Come noto, i non fungible token sono una particolare tipologia di asset, la cui affermazione e diffusione contribuiscono a riflettere il cambiamento nel nostro modo di interpretare l’arte, determinato dall’utilizzo delle nuove tecnologie e attestato da una diversa sensibilità e da un approccio interattivo con ciò che può essere inteso espressione del “bello”.

Da un punto di vista meramente descrittivo il non fungible token è un contenitore digitale, un file,  che conserva l’immagine di un’opera che viene registrata in una piattaforma e che diventa una sorta di certificato di autenticità digitale del bene che resta unico e diventa trasmissibile. La creazione di un non fungible token da parte dell’artista si svolge direttamente sulla blockchain e dall’analisi delle piattaforme di cripto-arte, che denotano un vivo interesse e una maggiore accessibilità agli investimenti in beni artistici, è poi possibile individuare il mercato delle opere d’arte tokenizzate, ovvero dei non fungible token che rappresentano, anche in via frazionaria, un’opera d’arte fisica sottostante; e il mercato delle cripto-opere d’arte, ovvero dei non fungible token rappresentativi di un’opera essa stessa nativa digitale.

Da un punto di vista strettamente giuridico si evidenziano come insoluti quesiti basilari e rilevanti, ovvero quale sia il significato stesso del possesso di un’opera fisica o nativa digitale rappresentata dal non fungible token, del suo valore di scambio e della sua circolazione.
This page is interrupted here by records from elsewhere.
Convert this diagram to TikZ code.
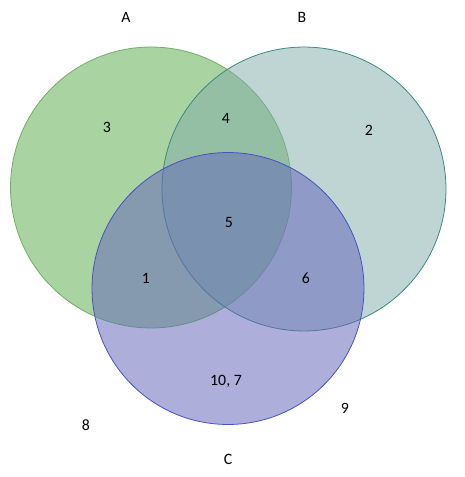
\documentclass[tikz,border=0pt]{standalone}
\usepackage{fontspec}
\setmainfont{Carlito}
\usetikzlibrary{positioning}
\definecolor{setgreen}{RGB}{84,168,66}
\definecolor{setteal}{RGB}{128,172,168}
\definecolor{setblue}{RGB}{100,104,186}
\definecolor{edgegreen}{RGB}{110,175,100}
\definecolor{edgeteal}{RGB}{60,135,130}
\definecolor{edgeblue}{RGB}{70,80,195}
\begin{document}
\begin{tikzpicture}[x=0.02cm,y=-0.02cm,
  every node/.style={font=\fontsize{9}{10}\selectfont},
  setcirc/.style={circle,inner sep=0pt,fill opacity=.5,draw opacity=1,
    line width=.45pt}]
 \useasboundingbox (0,0) rectangle (465,477);
 % the three sets
 \node[setcirc,draw=edgegreen,fill=setgreen,minimum size=5.62cm] (setA) at (151,187.5) {};
 \node[setcirc,draw=edgeteal,fill=setteal,minimum size=5.68cm] (setB) at (304,189) {};
 \node[setcirc,draw=edgeblue,fill=setblue,fill opacity=.53,minimum size=5.44cm] (setC) at (228,288.5) {};
 % set names
 \node (nameA) at (126,17) {A};
 \node (nameB) at (302,17) {B};
 \node (nameC) at (228,459) {C};
 % regions
 \node (onlyA) at (107,127) {3};
 \node (AB) at (226,118) {4};
 \node (onlyB) at (369,130) {2};
 \node (ABC) at (229,222) {5};
 \node (AC) at (146,278) {1};
 \node (BC) at (306,278) {6};
 \node (onlyC) at (226,381) {10, 7};
 \node (outR) at (345,408) {9};
 \node (outL) at (86,425) {8};
\end{tikzpicture}
\end{document}
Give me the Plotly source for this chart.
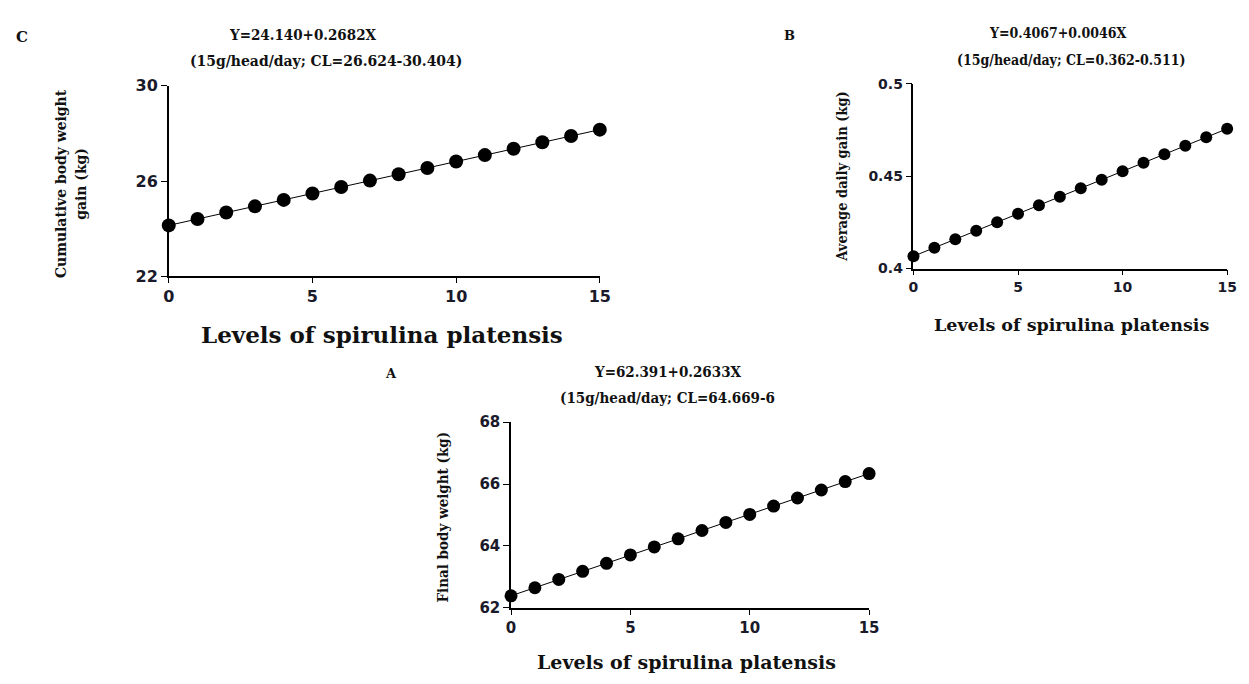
import plotly.graph_objects as go

W, H = 1249, 684

levels = list(range(16))
cum_gain = [24.14, 24.41, 24.68, 24.94, 25.21, 25.48, 25.75, 26.02, 26.29, 26.55, 26.82, 27.09, 27.36, 27.63, 27.89, 28.16]
adg = [0.4067, 0.4113, 0.4159, 0.4205, 0.4251, 0.4297, 0.4343, 0.4389, 0.4435, 0.4481, 0.4527, 0.4573, 0.4619, 0.4665, 0.4711, 0.4757]
final_bw = [62.39, 62.65, 62.92, 63.18, 63.44, 63.71, 63.97, 64.23, 64.50, 64.76, 65.02, 65.29, 65.55, 65.81, 66.08, 66.34]

x_ticks = [0, 5, 10, 15]
c_ticks = [22, 26, 30]
b_ticks = [0.4, 0.45, 0.5]
b_ticklabels = ["0.4", "0.45", "0.5"]
a_ticks = [62, 64, 66, 68]

def px(x):
    return x / W

def py(y):
    return 1 - y / H

fig = go.Figure()

def add_series(xs, ys, xa, ya, msize):
    fig.add_trace(go.Scatter(x=xs, y=ys, xaxis=xa, yaxis=ya, mode="lines+markers",
                             line=dict(color="black", width=1),
                             marker=dict(color="black", size=msize),
                             cliponaxis=False, showlegend=False))

add_series(levels, cum_gain, "x", "y", 14)
add_series(levels, adg, "x2", "y2", 12)
add_series(levels, final_bw, "x3", "y3", 13)

tf_c = dict(family="DejaVu Sans", size=16, color="#1a1a2a", weight="bold")
tf_b = dict(family="DejaVu Sans", size=14, color="#1a1a2a", weight="bold")
tf_a = dict(family="DejaVu Sans", size=15, color="#1a1a2a", weight="bold")

def xaxis(dom, anchor, tf):
    return dict(domain=dom, anchor=anchor, range=[0, 15], tickvals=x_ticks, showline=True,
                linecolor="black", linewidth=1.5, ticks="outside", ticklen=5, tickcolor="black",
                showgrid=False, zeroline=False, tickfont=tf)

def yaxis(dom, anchor, rng, tv, tt, tf):
    return dict(domain=dom, anchor=anchor, range=rng, tickvals=tv, ticktext=tt, showline=True,
                linecolor="black", linewidth=1.5, ticks="outside", ticklen=6, tickcolor="black",
                showgrid=False, zeroline=False, tickfont=tf)

fig.update_layout(
    width=W, height=H, margin=dict(l=0, r=0, t=0, b=0),
    paper_bgcolor="white", plot_bgcolor="white",
    xaxis=xaxis([px(165), px(602)], "y", tf_c),
    yaxis=yaxis([py(275), py(79)], "x", [22, 30], c_ticks, [str(v) for v in c_ticks], tf_c),
    xaxis2=xaxis([px(920), px(1238)], "y2", tf_b),
    yaxis2=yaxis([py(267), py(77)], "x2", [0.4, 0.5], b_ticks, b_ticklabels, tf_b),
    xaxis3=xaxis([px(512), px(875)], "y3", tf_a),
    yaxis3=yaxis([py(616), py(425)], "x3", [62, 68], a_ticks, [str(v) for v in a_ticks], tf_a),
)

serif_c = "DejaVu Serif Condensed"
serif = "DejaVu Serif"

def ann(text, x, y, size, family=serif_c, bold=True, angle=0, xanchor="center"):
    fig.add_annotation(text=text, x=px(x), y=py(y), xref="paper", yref="paper",
                       showarrow=False, textangle=angle, xanchor=xanchor, yanchor="middle",
                       font=dict(family=family, size=size, color="#111111",
                                 weight="bold" if bold else "normal"))

# Panel C
ann("C", 16, 29, 15, family=serif)
ann("Y=24.140+0.2682X", 301, 27, 15)
ann("(15g/head/day; CL=26.624-30.404)", 324, 53, 15.5)
ann("Cumulative body weight<br>gain (kg)", 66, 180, 15.5, angle=-90)
ann("Levels of spirulina platensis", 381, 335, 23, family=serif)

# Panel B
ann("B", 794, 27, 13, family=serif)
ann("Y=0.4067+0.0046X", 1066, 25, 14)
ann("(15g/head/day; CL=0.362-0.511)", 1080, 52, 14)
ann("Average daily gain (kg)", 847, 172, 14.5, angle=-90)
ann("Levels of spirulina platensis", 1080, 325, 17.5, family=serif)

# Panel A
ann("A", 390, 375, 13, family=serif)
ann("Y=62.391+0.2633X", 671, 373, 15)
ann("(15g/head/day; CL=64.669-6", 560, 400, 15, xanchor="left")
ann("Final body weight (kg)", 443, 522, 15, angle=-90)
ann("Levels of spirulina platensis", 690, 672, 19, family=serif)

fig.write_html("out.html")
Anche in una prospettiva, affatto marginale, che vede operativamente convergere, per poi divergere sul piano degli interessi, figure molteplici e di varia natura, ovvero autori/artisti, fruitori dell’opera d’arte, collezionisti e anche investitori.

Di rilevante importanza è la prospettiva della dimensione in cui matura l’esperienza di acquisto del non fungible token, che è cosa ben diversa dall’acquisto dell’opera d’arte in sé, “solo” virtualmente rappresentata dal non fungible token. Non è, infatti, la proprietà dell’opera che muoverebbe l’acquirente (fruitore/collezionista), ma la titolarità di un “diritto di vantarsi” (bragging right), ovvero il diritto, assicurato dal non fungible token acquistato, di riconoscersi proprietario non di un bene fisico ma di un certificato di proprietà digitale dell’opera.
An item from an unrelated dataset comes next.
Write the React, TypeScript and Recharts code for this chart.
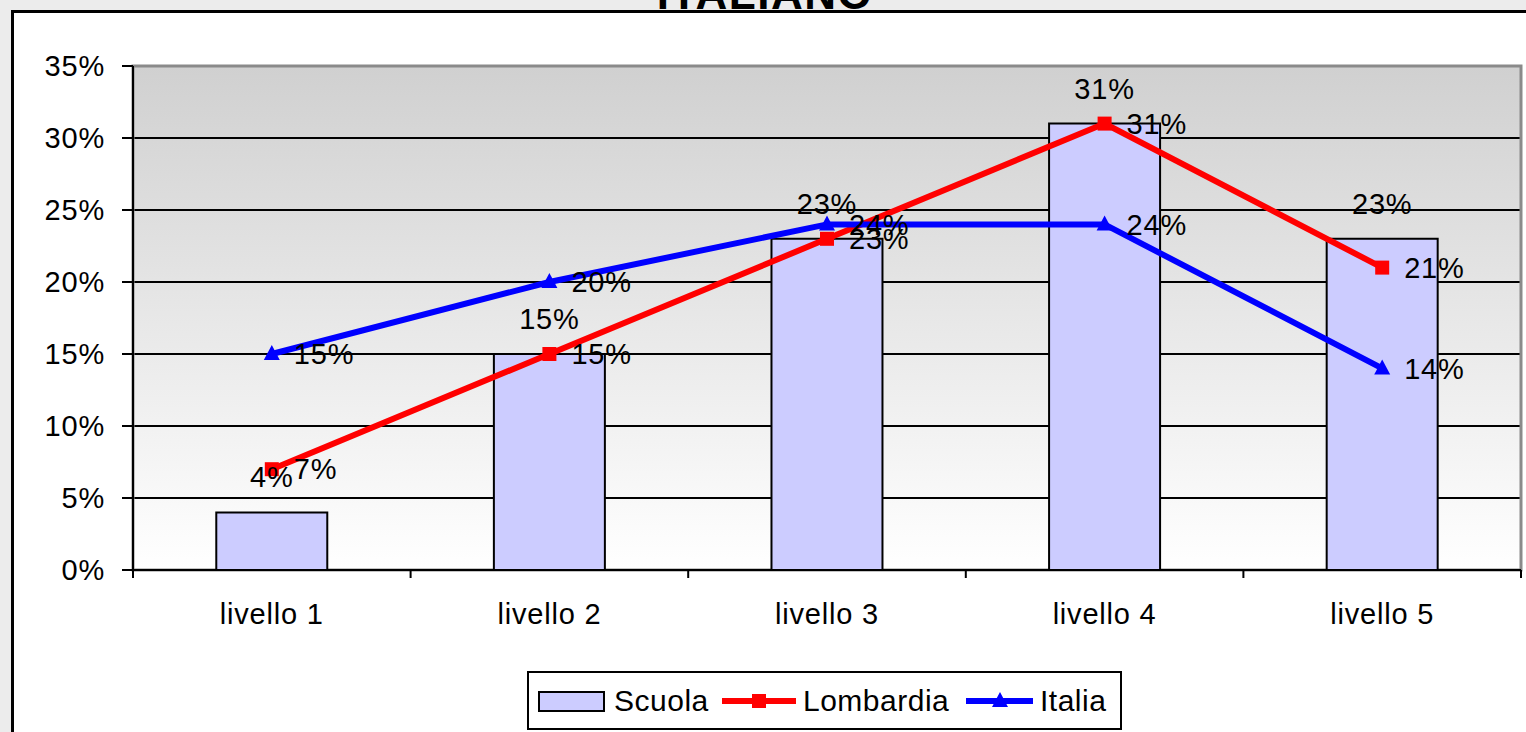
import React from 'react';
import {
  ComposedChart,
  Bar,
  Line,
  XAxis,
  YAxis,
  CartesianGrid,
  Legend,
  LabelList,
  ReferenceArea,
} from 'recharts';

const title = 'ITALIANO';
const categories = ['livello 1', 'livello 2', 'livello 3', 'livello 4', 'livello 5'];
const scuola = [0.04, 0.15, 0.23, 0.31, 0.23];
const lombardia = [0.07, 0.15, 0.23, 0.31, 0.21];
const italia = [0.15, 0.2, 0.24, 0.24, 0.14];
const yTicks = [0, 0.05, 0.1, 0.15, 0.2, 0.25, 0.3, 0.35];
const seriesNames = ['Scuola', 'Lombardia', 'Italia'];

const data = categories.map((c, i) => ({
  name: c,
  scuola: scuola[i],
  lombardia: lombardia[i],
  italia: italia[i],
}));

const FONT = '"Liberation Sans", Arial, sans-serif';
const FS = 29;
const LS = 0.8;
const pct = (v: any) => `${Math.round(Number(v) * 100)}%`;

const X_TICK_SIZE = 8;
const X_TICK_MARGIN = 25;

const XTick = (props: any) => {
  const { x, y, payload, index } = props;
  const off = payload && payload.offset ? payload.offset : 0;
  const axisY = y - X_TICK_SIZE - X_TICK_MARGIN;
  const n = categories.length;
  return (
    <g>
      <line x1={x - off} x2={x - off} y1={axisY} y2={axisY + X_TICK_SIZE} stroke="#000" strokeWidth={2} />
      {index === n - 1 && (
        <line x1={x + off} x2={x + off} y1={axisY} y2={axisY + X_TICK_SIZE} stroke="#000" strokeWidth={2} />
      )}
      <text x={x} y={y} dy="0.71em" textAnchor="middle" fontSize={FS} letterSpacing={LS} fontFamily={FONT} fill="#000">
        {payload.value}
      </text>
    </g>
  );
};

const SquareDot = (props: any) => {
  const { cx, cy } = props;
  if (cx == null || cy == null) return null;
  return <rect x={cx - 7} y={cy - 7} width={14} height={14} fill="#ff0000" />;
};

const TriDot = (props: any) => {
  const { cx, cy } = props;
  if (cx == null || cy == null) return null;
  return <polygon points={`${cx},${cy - 9} ${cx + 8},${cy + 6} ${cx - 8},${cy + 6}`} fill="#0000ff" />;
};

const legendText: React.CSSProperties = {
  position: 'absolute',
  top: 0,
  height: 55,
  lineHeight: '55px',
  fontFamily: FONT,
  fontSize: 30,
  letterSpacing: 0.5,
  color: '#000',
  whiteSpace: 'nowrap',
};

const LegendContent = () => (
  <div
    style={{
      position: 'relative',
      border: '2px solid #000',
      background: '#fff',
      height: 59,
      width: 595,
      boxSizing: 'border-box',
    }}
  >
    <svg width={595} height={55} style={{ position: 'absolute', left: 0, top: 0, display: 'block' }}>
      <rect x={10} y={19} width={65} height={19} fill="#ccccff" stroke="#000" strokeWidth={2} />
      <line x1={193} x2={267} y1={28} y2={28} stroke="#ff0000" strokeWidth={6} />
      <rect x={223} y={21} width={14} height={14} fill="#ff0000" />
      <line x1={437} x2={504} y1={28} y2={28} stroke="#0000ff" strokeWidth={6} />
      <polygon points="471,19 479,34 463,34" fill="#0000ff" />
    </svg>
    <span style={{ ...legendText, left: 85 }}>{seriesNames[0]}</span>
    <span style={{ ...legendText, left: 274 }}>{seriesNames[1]}</span>
    <span style={{ ...legendText, left: 511 }}>{seriesNames[2]}</span>
  </div>
);

export default function App() {
  return (
    <div
      style={{
        position: 'fixed',
        left: 0,
        top: 0,
        width: 1526,
        height: 732,
        background: '#ececec',
        overflow: 'hidden',
      }}
    >
      <div
        style={{
          position: 'absolute',
          left: 11,
          top: 10,
          width: 1600,
          height: 800,
          border: '3px solid #000',
          background: '#fff',
        }}
      />
      <svg width={1526} height={20} style={{ position: 'absolute', left: 0, top: 0 }}>
        <text x={765} y={9} textAnchor="middle" fontFamily={FONT} fontWeight="bold" fontSize={44} letterSpacing={1.5} fill="#000">
          {title}
        </text>
      </svg>
      <div style={{ position: 'absolute', left: 0, top: 0 }}>
        <ComposedChart
          width={1526}
          height={732}
          data={data}
          margin={{ top: 66, right: 5, left: 0, bottom: 102 }}
          barCategoryGap="30%"
        >
          <defs>
            <linearGradient id="plotGrad" x1="0" y1="0" x2="0" y2="1">
              <stop offset="0%" stopColor="#d0d0d0" />
              <stop offset="100%" stopColor="#ffffff" />
            </linearGradient>
          </defs>
          <CartesianGrid
            vertical={false}
            stroke="#000"
            strokeWidth={2}
            strokeOpacity={1}
            fill="url(#plotGrad)"
            fillOpacity={1}
          />
          <ReferenceArea y1={0} y2={0.35} fill="none" stroke="#8a8a8a" strokeWidth={3} ifOverflow="visible" />
          <XAxis
            dataKey="name"
            height={60}
            axisLine={{ stroke: '#000', strokeWidth: 2 }}
            tickLine={false}
            tickSize={X_TICK_SIZE}
            tickMargin={X_TICK_MARGIN}
            tick={<XTick />}
            interval={0}
          />
          <YAxis
            width={133}
            domain={[0, 0.35]}
            ticks={yTicks}
            tickFormatter={pct}
            axisLine={{ stroke: '#000', strokeWidth: 2 }}
            tickLine={{ stroke: '#000', strokeWidth: 2 }}
            tickSize={11}
            tickMargin={17}
            tick={{ fill: '#000', fontSize: FS, fontFamily: FONT, letterSpacing: LS }}
            interval={0}
          />
          <Bar dataKey="scuola" name={seriesNames[0]} fill="#ccccff" stroke="#000" strokeWidth={2} isAnimationActive={false}>
            <LabelList dataKey="scuola" position="top" offset={25} formatter={pct} fill="#000" fontSize={FS} letterSpacing={LS} fontFamily={FONT} />
          </Bar>
          <Line
            dataKey="lombardia"
            name={seriesNames[1]}
            stroke="#ff0000"
            strokeWidth={6}
            dot={<SquareDot />}
            activeDot={false}
            isAnimationActive={false}
          >
            <LabelList dataKey="lombardia" position="right" offset={22} formatter={pct} fill="#000" fontSize={FS} letterSpacing={LS} fontFamily={FONT} />
          </Line>
          <Line
            dataKey="italia"
            name={seriesNames[2]}
            stroke="#0000ff"
            strokeWidth={6}
            dot={<TriDot />}
            activeDot={false}
            isAnimationActive={false}
          >
            <LabelList dataKey="italia" position="right" offset={22} formatter={pct} fill="#000" fontSize={FS} letterSpacing={LS} fontFamily={FONT} />
          </Line>
          <Legend
            layout="horizontal"
            verticalAlign="middle"
            align="center"
            content={<LegendContent />}
            wrapperStyle={{ left: 527, top: 671, width: 595, height: 59 }}
          />
        </ComposedChart>
      </div>
    </div>
  );
}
In termini più generali, l’intero fenomeno dei non fungible token si connette a quello della digitalizzazione delle opere d’arte che può incrementare le attività culturali di formazione, di didattica, di conservazione e accesso al patrimonio culturale artistico, alla fruizione delle esposizioni museali e può innescare un circolo virtuoso di apprezzamento e godimento dell’arte in tutte le sue manifestazioni, appagando il piacere estetico di una platea sempre più ampia di soggetti che sperimentano e apprezzano la dimensione virtuale dell’arte.

 

Guardando al futuro, quali sono, secondo Lei, i principali spunti emersi dal convegno di Taranto che potrebbero orientare la ricerca giuridica e istituzionale nel campo della bellezza digitale e dell’arte tecnologica?

La ricerca deve rispondere alla necessità di interpretazione e misurazione dell’impatto dell’innovazione tecnologica sull’arte e, per tal via, in termini più generali,  sulla tutela del patrimonio artistico-culturale, ciò presupponendo una riflessione condivisa sul significato etico ed estetico delle tecniche creative digitali e delle opere algoritmiche, rispetto alle quali è incerta la natura, l’identificabilità, il valore, la tutela.
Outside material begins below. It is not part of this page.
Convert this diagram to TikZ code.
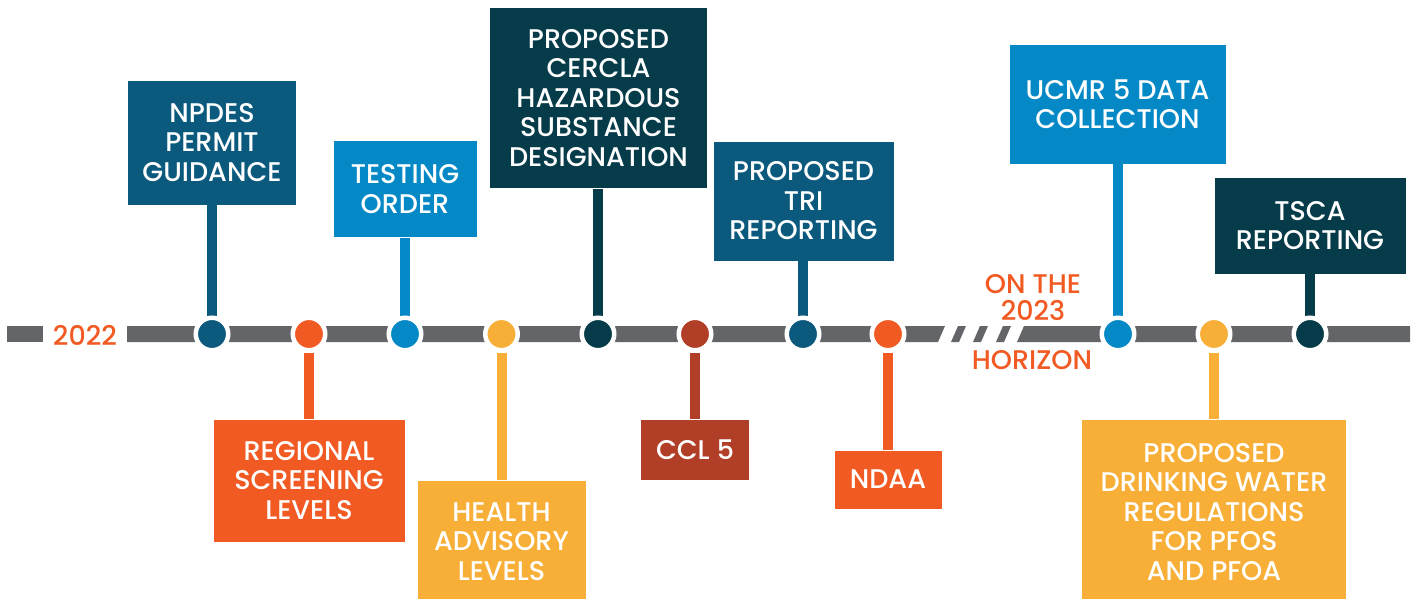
\documentclass[tikz,border=0pt]{standalone}
\usepackage{fontspec}
\setmainfont{Poppins}[UprightFont=* Medium]
\usetikzlibrary{calc}

\definecolor{tlnavy}{HTML}{0B5A7E}
\definecolor{tlsky}{HTML}{0489C6}
\definecolor{tldeep}{HTML}{063B49}
\definecolor{tlorange}{HTML}{F15A22}
\definecolor{tlamber}{HTML}{F8AF38}
\definecolor{tlrust}{HTML}{B13E27}
\definecolor{tlgray}{HTML}{636569}

\newcommand{\evfont}{\fontsize{27}{29.5}\selectfont}

\tikzset{
    event/.style =  {rectangle,
                    draw=white,
                    line width=0.8,
                    text=white,
                    align=center,
                    inner sep=0pt,
                    font=\evfont},
    dot/.style =    {circle,
                    draw=white,
                    line width=4.5,
                    inner sep=0pt,
                    minimum size=32.5},
    stem/.style =   {line width=10},
    track/.style =  {fill=tlgray},
    tag/.style =    {text=tlorange,
                    align=center,
                    font=\fontsize{27}{27}\selectfont}
}

\begin{document}
\begin{tikzpicture}[x=1pt,y=-1pt]
            \useasboundingbox (0,0) rectangle (1414,599);
            \clip (0,0) rectangle (1414,599);

            % events above and below the track
            \node[event, fill=tlnavy,   minimum width=169, minimum height=125] (npdes)  at (212,142.5)    {NPDES\\PERMIT\\GUIDANCE};
            \node[event, fill=tlorange, minimum width=192, minimum height=123] (rsl)    at (309,480.5)    {REGIONAL\\SCREENING\\LEVELS};
            \node[event, fill=tlsky,    minimum width=144, minimum height=97]  (testing) at (405,189)     {TESTING\\ORDER};
            \node[event, fill=tlamber,  minimum width=169, minimum height=123] (health) at (501.5,541.5)   {HEALTH\\ADVISORY\\LEVELS};
            \node[event, fill=tldeep,   minimum width=218, minimum height=181] (cercla) at (598.5,98)     {PROPOSED\\CERCLA\\HAZARDOUS\\SUBSTANCE\\DESIGNATION};
            \node[event, fill=tlrust,   minimum width=109, minimum height=61]  (ccl)    at (695,449.5)    {CCL 5};
            \node[event, fill=tlnavy,   minimum width=181, minimum height=120] (tri)    at (803.5,201)    {PROPOSED\\TRI\\REPORTING};
            \node[event, fill=tlorange, minimum width=108, minimum height=59]  (ndaa)   at (888,479.5)    {NDAA};
            \node[event, fill=tlsky,    minimum width=217, minimum height=120] (ucmr)   at (1117.5,104)   {UCMR 5 DATA\\COLLECTION};
            \node[event, fill=tlamber,  minimum width=265, minimum height=186] (water)  at (1214,512)     {PROPOSED\\DRINKING WATER\\REGULATIONS\\FOR PFOS\\AND PFOA};
            \node[event, fill=tldeep,   minimum width=192, minimum height=97]  (tsca)   at (1310,225.5)   {TSCA\\REPORTING};

            \node[dot] (d1)  at (212,334)   {};
            \node[dot] (d2)  at (309,334)   {};
            \node[dot] (d3)  at (405,334)   {};
            \node[dot] (d4)  at (501.5,334) {};
            \node[dot] (d5)  at (598,334)   {};
            \node[dot] (d6)  at (695,334)   {};
            \node[dot] (d7)  at (803,334)   {};
            \node[dot] (d8)  at (888,334)   {};
            \node[dot] (d9)  at (1118,334)  {};
            \node[dot] (d10) at (1214,334)  {};
            \node[dot] (d11) at (1310,334)  {};

            % the track, broken before 2023
            \node[tag, inner sep=10pt] (y2022) at (85,335) {2022};
            \fill[track] (7,326) rectangle (y2022.west |- 0,342);
            \fill[track] (y2022.east |- 0,326) -- (945,326) -- (938,342) -- (y2022.east |- 0,342) -- cycle;
            \fill[track] (951,342) -- (958,326) -- (966,326) -- (959,342) -- cycle;
            \fill[track] (973,342) -- (980,326) -- (988,326) -- (981,342) -- cycle;
            \fill[track] (996,342) -- (1003,326) -- (1011,326) -- (1004,342) -- cycle;
            \fill[track] (1017,342) -- (1024,326) -- (1410,326) -- (1410,342) -- cycle;
            \node[tag] (onthe)   at (1033,298) {ON THE\\2023};
            \node[tag] (horizon) at (1032,360) {HORIZON};

            \draw[stem, tlnavy]   (npdes)   -- (d1);
            \draw[stem, tlorange] (rsl)     -- (d2);
            \draw[stem, tlsky]    (testing) -- (d3);
            \draw[stem, tlamber]  (health)  -- (d4);
            \draw[stem, tldeep]   (cercla.south -| d5)  -- (d5);
            \draw[stem, tlrust]   (ccl)     -- (d6);
            \draw[stem, tlnavy]   (tri.south -| d7)     -- (d7);
            \draw[stem, tlorange] (ndaa)    -- (d8);
            \draw[stem, tlsky]    (ucmr.south -| d9)    -- (d9);
            \draw[stem, tlamber]  (water)   -- (d10);
            \draw[stem, tldeep]   (tsca)    -- (d11);

            \node[dot, fill=tlnavy]   (d1)  at (212,334)   {};
            \node[dot, fill=tlorange] (d2)  at (309,334)   {};
            \node[dot, fill=tlsky]    (d3)  at (405,334)   {};
            \node[dot, fill=tlamber]  (d4)  at (501.5,334) {};
            \node[dot, fill=tldeep]   (d5)  at (598,334)   {};
            \node[dot, fill=tlrust]   (d6)  at (695,334)   {};
            \node[dot, fill=tlnavy]   (d7)  at (803,334)   {};
            \node[dot, fill=tlorange] (d8)  at (888,334)   {};
            \node[dot, fill=tlsky]    (d9)  at (1118,334)  {};
            \node[dot, fill=tlamber]  (d10) at (1214,334)  {};
            \node[dot, fill=tldeep]   (d11) at (1310,334)  {};
        \end{tikzpicture}
\end{document}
Tali direttrici di ricerca contribuiscono non solo a risistemare l’area tematica su cui insistono gli istituti della proprietà intellettuale e del diritto d’autore, ma anche ad assicurare la protezione del diritto alla bellezza e la promozione di un modello culturale inclusivo favorito dall’apprezzamento e godimento dell’arte in tutte le sue possibili manifestazioni.

Ne è esemplificazione la fruizione virtuale delle opere d’arte digitalizzate che aumenta la visibilità delle opere, la valenza comunicativa e la loro riconoscibilità, favorendo la diffusione e la globalizzazione dei contenuti culturali e attivando un processo che potremmo definire di moltiplicazione di bellezza.